* BEGIN *
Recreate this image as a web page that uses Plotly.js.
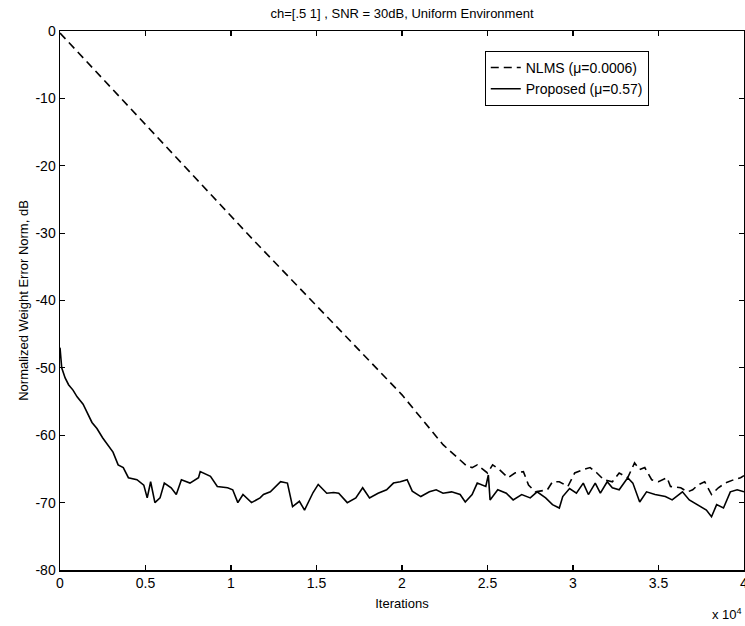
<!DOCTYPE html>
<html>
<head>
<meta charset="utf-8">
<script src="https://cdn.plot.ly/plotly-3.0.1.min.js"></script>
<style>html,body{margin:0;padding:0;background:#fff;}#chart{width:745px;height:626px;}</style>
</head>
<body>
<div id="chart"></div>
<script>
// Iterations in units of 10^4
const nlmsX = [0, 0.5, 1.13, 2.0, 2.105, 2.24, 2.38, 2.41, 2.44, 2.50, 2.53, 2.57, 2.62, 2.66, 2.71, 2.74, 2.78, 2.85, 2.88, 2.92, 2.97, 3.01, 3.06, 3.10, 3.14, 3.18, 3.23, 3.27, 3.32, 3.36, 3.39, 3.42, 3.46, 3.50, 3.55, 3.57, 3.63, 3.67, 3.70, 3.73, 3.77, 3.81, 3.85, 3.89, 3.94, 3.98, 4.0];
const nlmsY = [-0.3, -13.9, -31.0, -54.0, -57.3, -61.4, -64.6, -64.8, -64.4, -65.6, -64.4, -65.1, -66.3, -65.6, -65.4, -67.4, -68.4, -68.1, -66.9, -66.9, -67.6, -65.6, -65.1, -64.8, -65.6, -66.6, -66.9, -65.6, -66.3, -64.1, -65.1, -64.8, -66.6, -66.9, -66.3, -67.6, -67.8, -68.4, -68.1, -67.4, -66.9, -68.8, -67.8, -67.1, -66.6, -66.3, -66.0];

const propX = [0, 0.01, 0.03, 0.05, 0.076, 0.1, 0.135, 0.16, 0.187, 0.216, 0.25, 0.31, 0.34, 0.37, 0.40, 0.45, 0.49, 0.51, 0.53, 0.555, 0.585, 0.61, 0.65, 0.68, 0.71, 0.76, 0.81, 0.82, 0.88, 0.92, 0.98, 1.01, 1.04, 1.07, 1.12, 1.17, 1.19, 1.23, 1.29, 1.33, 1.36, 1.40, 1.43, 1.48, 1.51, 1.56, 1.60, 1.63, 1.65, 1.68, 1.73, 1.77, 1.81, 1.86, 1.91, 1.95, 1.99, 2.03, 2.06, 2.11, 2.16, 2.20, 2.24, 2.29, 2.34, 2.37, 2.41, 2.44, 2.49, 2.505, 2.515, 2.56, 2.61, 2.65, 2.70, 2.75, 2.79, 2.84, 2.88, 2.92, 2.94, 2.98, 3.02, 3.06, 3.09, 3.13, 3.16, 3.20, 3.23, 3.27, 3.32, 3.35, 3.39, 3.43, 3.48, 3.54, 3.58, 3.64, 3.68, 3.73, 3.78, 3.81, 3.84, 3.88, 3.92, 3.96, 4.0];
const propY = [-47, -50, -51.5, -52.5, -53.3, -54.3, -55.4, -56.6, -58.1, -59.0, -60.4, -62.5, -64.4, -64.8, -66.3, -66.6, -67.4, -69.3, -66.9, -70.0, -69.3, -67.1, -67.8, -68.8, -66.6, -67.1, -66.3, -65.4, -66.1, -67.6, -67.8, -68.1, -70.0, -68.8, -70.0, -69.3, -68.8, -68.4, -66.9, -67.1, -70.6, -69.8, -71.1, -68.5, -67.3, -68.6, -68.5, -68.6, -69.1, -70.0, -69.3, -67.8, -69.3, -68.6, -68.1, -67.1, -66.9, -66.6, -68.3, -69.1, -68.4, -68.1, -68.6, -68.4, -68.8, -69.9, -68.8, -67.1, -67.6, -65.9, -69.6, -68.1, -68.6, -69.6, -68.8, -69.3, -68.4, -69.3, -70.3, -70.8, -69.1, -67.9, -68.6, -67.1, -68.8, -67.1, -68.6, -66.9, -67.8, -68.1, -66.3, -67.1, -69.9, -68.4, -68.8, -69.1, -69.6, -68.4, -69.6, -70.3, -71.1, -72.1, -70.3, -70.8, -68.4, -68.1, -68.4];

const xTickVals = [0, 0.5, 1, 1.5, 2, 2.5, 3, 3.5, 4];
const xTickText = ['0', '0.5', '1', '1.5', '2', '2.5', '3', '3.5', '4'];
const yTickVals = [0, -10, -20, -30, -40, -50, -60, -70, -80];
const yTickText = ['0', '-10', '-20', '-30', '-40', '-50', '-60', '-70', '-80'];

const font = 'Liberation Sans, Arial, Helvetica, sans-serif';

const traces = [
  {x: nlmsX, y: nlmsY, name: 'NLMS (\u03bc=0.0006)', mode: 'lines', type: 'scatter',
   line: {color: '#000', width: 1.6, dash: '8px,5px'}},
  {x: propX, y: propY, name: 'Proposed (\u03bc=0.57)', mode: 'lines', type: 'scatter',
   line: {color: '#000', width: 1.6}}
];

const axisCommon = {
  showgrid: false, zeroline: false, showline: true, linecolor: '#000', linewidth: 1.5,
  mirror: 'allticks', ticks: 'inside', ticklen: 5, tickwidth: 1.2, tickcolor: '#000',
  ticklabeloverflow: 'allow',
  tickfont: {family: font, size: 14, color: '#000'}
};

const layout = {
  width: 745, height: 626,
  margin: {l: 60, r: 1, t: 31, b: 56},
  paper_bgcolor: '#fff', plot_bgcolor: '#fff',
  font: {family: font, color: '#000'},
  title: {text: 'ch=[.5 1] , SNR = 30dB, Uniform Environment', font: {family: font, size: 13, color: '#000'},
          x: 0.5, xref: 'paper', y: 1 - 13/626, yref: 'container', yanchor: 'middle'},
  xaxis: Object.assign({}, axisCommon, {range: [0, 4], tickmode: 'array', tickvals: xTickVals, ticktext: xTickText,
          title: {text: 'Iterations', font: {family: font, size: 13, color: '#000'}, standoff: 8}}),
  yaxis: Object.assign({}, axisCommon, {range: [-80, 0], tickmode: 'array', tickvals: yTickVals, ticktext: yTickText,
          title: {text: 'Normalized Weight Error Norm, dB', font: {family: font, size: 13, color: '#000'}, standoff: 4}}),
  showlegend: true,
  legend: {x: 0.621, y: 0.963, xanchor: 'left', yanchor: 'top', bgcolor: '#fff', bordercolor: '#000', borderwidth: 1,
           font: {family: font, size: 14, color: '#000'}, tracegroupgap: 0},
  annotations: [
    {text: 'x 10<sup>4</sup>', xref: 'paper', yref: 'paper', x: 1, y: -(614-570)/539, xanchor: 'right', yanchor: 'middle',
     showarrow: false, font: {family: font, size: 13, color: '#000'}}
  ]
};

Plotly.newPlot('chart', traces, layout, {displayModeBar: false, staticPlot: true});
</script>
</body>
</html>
* END *
What the task asks - Repeat the material above in full and unchanged, minus its images.

Written solution -
Recreate this image as a web page that uses Plotly.js.
<!DOCTYPE html>
<html>
<head>
<meta charset="utf-8">
<script src="https://cdn.plot.ly/plotly-3.0.1.min.js"></script>
<style>html,body{margin:0;padding:0;background:#fff;}#chart{width:745px;height:626px;}</style>
</head>
<body>
<div id="chart"></div>
<script>
// Iterations in units of 10^4
const nlmsX = [0, 0.5, 1.13, 2.0, 2.105, 2.24, 2.38, 2.41, 2.44, 2.50, 2.53, 2.57, 2.62, 2.66, 2.71, 2.74, 2.78, 2.85, 2.88, 2.92, 2.97, 3.01, 3.06, 3.10, 3.14, 3.18, 3.23, 3.27, 3.32, 3.36, 3.39, 3.42, 3.46, 3.50, 3.55, 3.57, 3.63, 3.67, 3.70, 3.73, 3.77, 3.81, 3.85, 3.89, 3.94, 3.98, 4.0];
const nlmsY = [-0.3, -13.9, -31.0, -54.0, -57.3, -61.4, -64.6, -64.8, -64.4, -65.6, -64.4, -65.1, -66.3, -65.6, -65.4, -67.4, -68.4, -68.1, -66.9, -66.9, -67.6, -65.6, -65.1, -64.8, -65.6, -66.6, -66.9, -65.6, -66.3, -64.1, -65.1, -64.8, -66.6, -66.9, -66.3, -67.6, -67.8, -68.4, -68.1, -67.4, -66.9, -68.8, -67.8, -67.1, -66.6, -66.3, -66.0];

const propX = [0, 0.01, 0.03, 0.05, 0.076, 0.1, 0.135, 0.16, 0.187, 0.216, 0.25, 0.31, 0.34, 0.37, 0.40, 0.45, 0.49, 0.51, 0.53, 0.555, 0.585, 0.61, 0.65, 0.68, 0.71, 0.76, 0.81, 0.82, 0.88, 0.92, 0.98, 1.01, 1.04, 1.07, 1.12, 1.17, 1.19, 1.23, 1.29, 1.33, 1.36, 1.40, 1.43, 1.48, 1.51, 1.56, 1.60, 1.63, 1.65, 1.68, 1.73, 1.77, 1.81, 1.86, 1.91, 1.95, 1.99, 2.03, 2.06, 2.11, 2.16, 2.20, 2.24, 2.29, 2.34, 2.37, 2.41, 2.44, 2.49, 2.505, 2.515, 2.56, 2.61, 2.65, 2.70, 2.75, 2.79, 2.84, 2.88, 2.92, 2.94, 2.98, 3.02, 3.06, 3.09, 3.13, 3.16, 3.20, 3.23, 3.27, 3.32, 3.35, 3.39, 3.43, 3.48, 3.54, 3.58, 3.64, 3.68, 3.73, 3.78, 3.81, 3.84, 3.88, 3.92, 3.96, 4.0];
const propY = [-47, -50, -51.5, -52.5, -53.3, -54.3, -55.4, -56.6, -58.1, -59.0, -60.4, -62.5, -64.4, -64.8, -66.3, -66.6, -67.4, -69.3, -66.9, -70.0, -69.3, -67.1, -67.8, -68.8, -66.6, -67.1, -66.3, -65.4, -66.1, -67.6, -67.8, -68.1, -70.0, -68.8, -70.0, -69.3, -68.8, -68.4, -66.9, -67.1, -70.6, -69.8, -71.1, -68.5, -67.3, -68.6, -68.5, -68.6, -69.1, -70.0, -69.3, -67.8, -69.3, -68.6, -68.1, -67.1, -66.9, -66.6, -68.3, -69.1, -68.4, -68.1, -68.6, -68.4, -68.8, -69.9, -68.8, -67.1, -67.6, -65.9, -69.6, -68.1, -68.6, -69.6, -68.8, -69.3, -68.4, -69.3, -70.3, -70.8, -69.1, -67.9, -68.6, -67.1, -68.8, -67.1, -68.6, -66.9, -67.8, -68.1, -66.3, -67.1, -69.9, -68.4, -68.8, -69.1, -69.6, -68.4, -69.6, -70.3, -71.1, -72.1, -70.3, -70.8, -68.4, -68.1, -68.4];

const xTickVals = [0, 0.5, 1, 1.5, 2, 2.5, 3, 3.5, 4];
const xTickText = ['0', '0.5', '1', '1.5', '2', '2.5', '3', '3.5', '4'];
const yTickVals = [0, -10, -20, -30, -40, -50, -60, -70, -80];
const yTickText = ['0', '-10', '-20', '-30', '-40', '-50', '-60', '-70', '-80'];

const font = 'Liberation Sans, Arial, Helvetica, sans-serif';

const traces = [
  {x: nlmsX, y: nlmsY, name: 'NLMS (\u03bc=0.0006)', mode: 'lines', type: 'scatter',
   line: {color: '#000', width: 1.6, dash: '8px,5px'}},
  {x: propX, y: propY, name: 'Proposed (\u03bc=0.57)', mode: 'lines', type: 'scatter',
   line: {color: '#000', width: 1.6}}
];

const axisCommon = {
  showgrid: false, zeroline: false, showline: true, linecolor: '#000', linewidth: 1.5,
  mirror: 'allticks', ticks: 'inside', ticklen: 5, tickwidth: 1.2, tickcolor: '#000',
  ticklabeloverflow: 'allow',
  tickfont: {family: font, size: 14, color: '#000'}
};

const layout = {
  width: 745, height: 626,
  margin: {l: 60, r: 1, t: 31, b: 56},
  paper_bgcolor: '#fff', plot_bgcolor: '#fff',
  font: {family: font, color: '#000'},
  title: {text: 'ch=[.5 1] , SNR = 30dB, Uniform Environment', font: {family: font, size: 13, color: '#000'},
          x: 0.5, xref: 'paper', y: 1 - 13/626, yref: 'container', yanchor: 'middle'},
  xaxis: Object.assign({}, axisCommon, {range: [0, 4], tickmode: 'array', tickvals: xTickVals, ticktext: xTickText,
          title: {text: 'Iterations', font: {family: font, size: 13, color: '#000'}, standoff: 8}}),
  yaxis: Object.assign({}, axisCommon, {range: [-80, 0], tickmode: 'array', tickvals: yTickVals, ticktext: yTickText,
          title: {text: 'Normalized Weight Error Norm, dB', font: {family: font, size: 13, color: '#000'}, standoff: 4}}),
  showlegend: true,
  legend: {x: 0.621, y: 0.963, xanchor: 'left', yanchor: 'top', bgcolor: '#fff', bordercolor: '#000', borderwidth: 1,
           font: {family: font, size: 14, color: '#000'}, tracegroupgap: 0},
  annotations: [
    {text: 'x 10<sup>4</sup>', xref: 'paper', yref: 'paper', x: 1, y: -(614-570)/539, xanchor: 'right', yanchor: 'middle',
     showarrow: false, font: {family: font, size: 13, color: '#000'}}
  ]
};

Plotly.newPlot('chart', traces, layout, {displayModeBar: false, staticPlot: true});
</script>
</body>
</html>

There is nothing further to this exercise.